Cordless are better suited to joiners working on site.
Theres another point. Unless you're intending to use this a lot, batteries dont like sitting idle for a long time.
If you have a driver, and some assembly is going to be required at a customers home, then maybe cordless would be good. But maybe then as part of a compliment of site tools. Sander, planer,drill/driver and saw.
I'm surprised you've had such a different experience with them...
to be fair we might be comparing apples and oranges, mine is a non sliding mitre, maybe five years old, orange trim (can't remember the difference between orange and green, I think one is 'professional', a very dubious statement) I do wish I'd got the sliding version, I realised quickly the limitations of the non sliding mitre in terms of what you can cut, and how you can cut (trench cuts for instance). that said, my saw lives tucked away in a trunk, I'd need a very big trunk for a sliding saw

However, I still think that unless you know you need to cut metal regularly buy a saw and blade that will do the best job for the material you plan to cut which in this case is wood.

Evolution seem like a great choice for cutting up pallets, reusing scrounged timber etc
ou can cut (trench cuts for instance).
not all saws do this
My dewalt does not

my son-i-l has an evolution rage i think version and he has made a lot of furniture , draws , cupboards, toilet cistern holder and sink etc etc with
he also has the table saw and very pleased with that as well,
Makita Plunge saw
Generally pretty happy with my Dewalt DW717XPS with the exception of how much room it needs behind it and how inefficient the dust/chip collection is. The Bosch glide stuff would be my preferred kit although they still have pants dust collection too. I’m generally quite keen on cordless equipment and have a fair smattering of it but have never felt the need for it with a mitre saw as it’s a stationary piece of equipment that you’re not struggling with holding at arms length for protracted periods of time. Mine lives in a typical fold up wing cabinet with a rudimentary hood over the top to try and catch what it throws everywhere but if needs be, it lifts out and with the aid of a suitable extension lead can be dropped on any old flat surface you feel capable of carrying it to as long as you’re prepared for that area to get covered in sawdust..
Pretty much all mitre saws do not have very efficient extract systems, I modified my saw as below, made a world of difference.
Cross cut extract.jpeg
in my opinion, in your situation with your budget you would be far better served with a festool Hkc 55, you can make super accurate compound mitres, over a greater length than a mitre saw, you have the ability to run it on the fs track system and you can even plunge cut. by far the most versatile saw I own and is pretty darn good in all of these tasks which is a rarity! with your budget you could have the saw, 2 batteries, an fsk track and an fs1400 and be able to perform most straight cuts you can think of. plus the dust extraction is superior.

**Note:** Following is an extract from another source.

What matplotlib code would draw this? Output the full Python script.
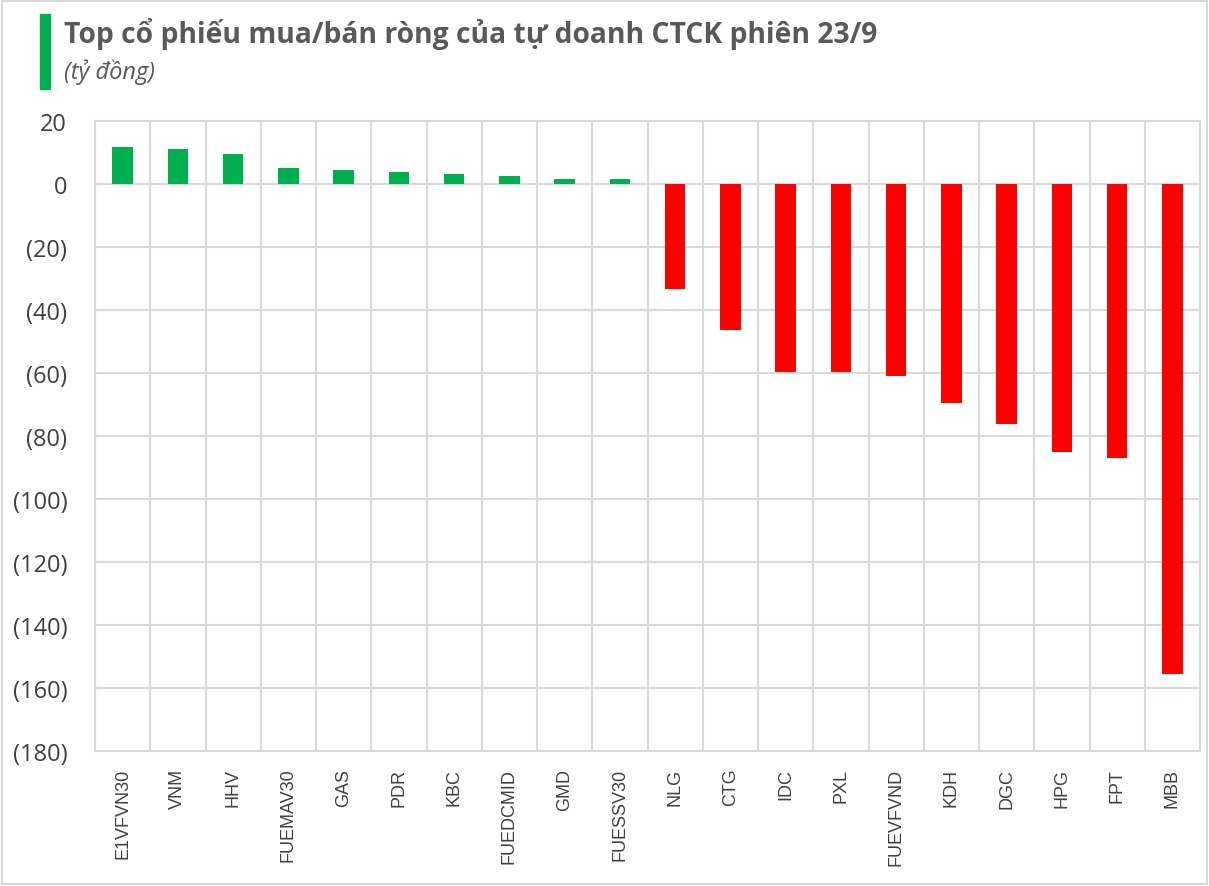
import numpy as np
import matplotlib.pyplot as plt
from matplotlib.patches import Rectangle

plt.rcParams['font.family'] = ['Open Sans', 'DejaVu Sans']

# data (ty dong)
tickers = ["E1VFVN30", "VNM", "HHV", "FUEMAV30", "GAS", "PDR", "KBC", "FUEDCMID", "GMD", "FUESSV30",
           "NLG", "CTG", "IDC", "PXL", "FUEVFVND", "KDH", "DGC", "HPG", "FPT", "MBB"]
values = [11.6, 11.0, 9.4, 5.0, 4.3, 3.7, 3.1, 2.4, 1.5, 1.5,
          -33.3, -46.3, -59.8, -59.8, -61.0, -69.6, -76.2, -85.1, -87.0, -155.6]
y_ticks = [20, 0, -20, -40, -60, -80, -100, -120, -140, -160, -180]

green = "#00b050"
red = "#ff0000"
grid_c = "#d9d9d9"

fig = plt.figure(figsize=(12.09, 8.87), dpi=100)
ax = fig.add_axes([95 / 1209, 1 - 752 / 887, (1200 - 95) / 1209, (752 - 122) / 887])

x = np.arange(len(tickers))
colors = [green if v >= 0 else red for v in values]
ax.bar(x, values, width=0.37, color=colors, zorder=3)

ax.set_xlim(-0.5, len(tickers) - 0.5)
ax.set_ylim(-180, 20)
ax.set_yticks(y_ticks)
ax.set_yticklabels([str(v) if v >= 0 else "(%d)" % -v for v in y_ticks], fontsize=17, color="#404040")
ax.set_xticks(x)
ax.set_xticklabels(tickers, rotation=90, fontsize=13, color="#404040", family=['Liberation Sans', 'DejaVu Sans'])
ax.tick_params(axis='both', length=0)
ax.tick_params(axis='y', pad=20)
ax.tick_params(axis='x', pad=12)

# horizontal + category-boundary gridlines
for v in y_ticks:
    ax.axhline(v, color=grid_c, lw=1.5, zorder=1)
for b in np.arange(-0.5, len(tickers), 1.0):
    ax.axvline(b, color=grid_c, lw=1.5, zorder=1)
for s in ax.spines.values():
    s.set_color(grid_c)
    s.set_linewidth(1.5)

# title block
fig.patches.append(Rectangle((40 / 1209, 1 - 90 / 887), 10 / 1209, 75 / 887,
                             transform=fig.transFigure, color=green))
fig.text(64 / 1209, 1 - 34 / 887, "Top cổ phiếu mua/bán ròng của tự doanh CTCK phiên 23/9",
         fontsize=20.3, fontweight='bold', color="#595959", va='center')
fig.text(64 / 1209, 1 - 72 / 887, "(tỷ đồng)", fontsize=17, style='italic', color="#595959", va='center')

# outer frame
fig.patches.append(Rectangle((0.002, 0.002), 0.996, 0.996, transform=fig.transFigure,
                             fill=False, edgecolor="#d9d9d9", lw=1.5))

fig.savefig("out.png", dpi=100)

The dewalt flexvolt sytem is fantastic. I have worked alongside a carpenter who is very well kitted out with the system and in that time we built several houses and spent about 6 months working on a mansion with everything from rough framing through 2nd fix with them. although the flexvolt batteries will work on your small cordless tools the batteries are significantly more substantial than regular 18v offerings so you wont want to. in terms of power there really isn't much in it between corded and flexvolt and you can buy an adapter to power the chopsaw through mains although id pressume that to be 110v.

unless you plan to work in a field or on a site you really don't need flexvolt, ferrari's are great cars but dont make great taxis.
in my opinion, in your situation with your budget you would be far better served with a festool Hkc 55, you can make super accurate compound mitres,
But the OP said

I plan to make simple dog houses that don’t require complex joints, just simple cuts with the saw

As mitre saws go at this moment in time the Bosch GCM 12 is hard to match let alone better for many task in a workshop enviroment.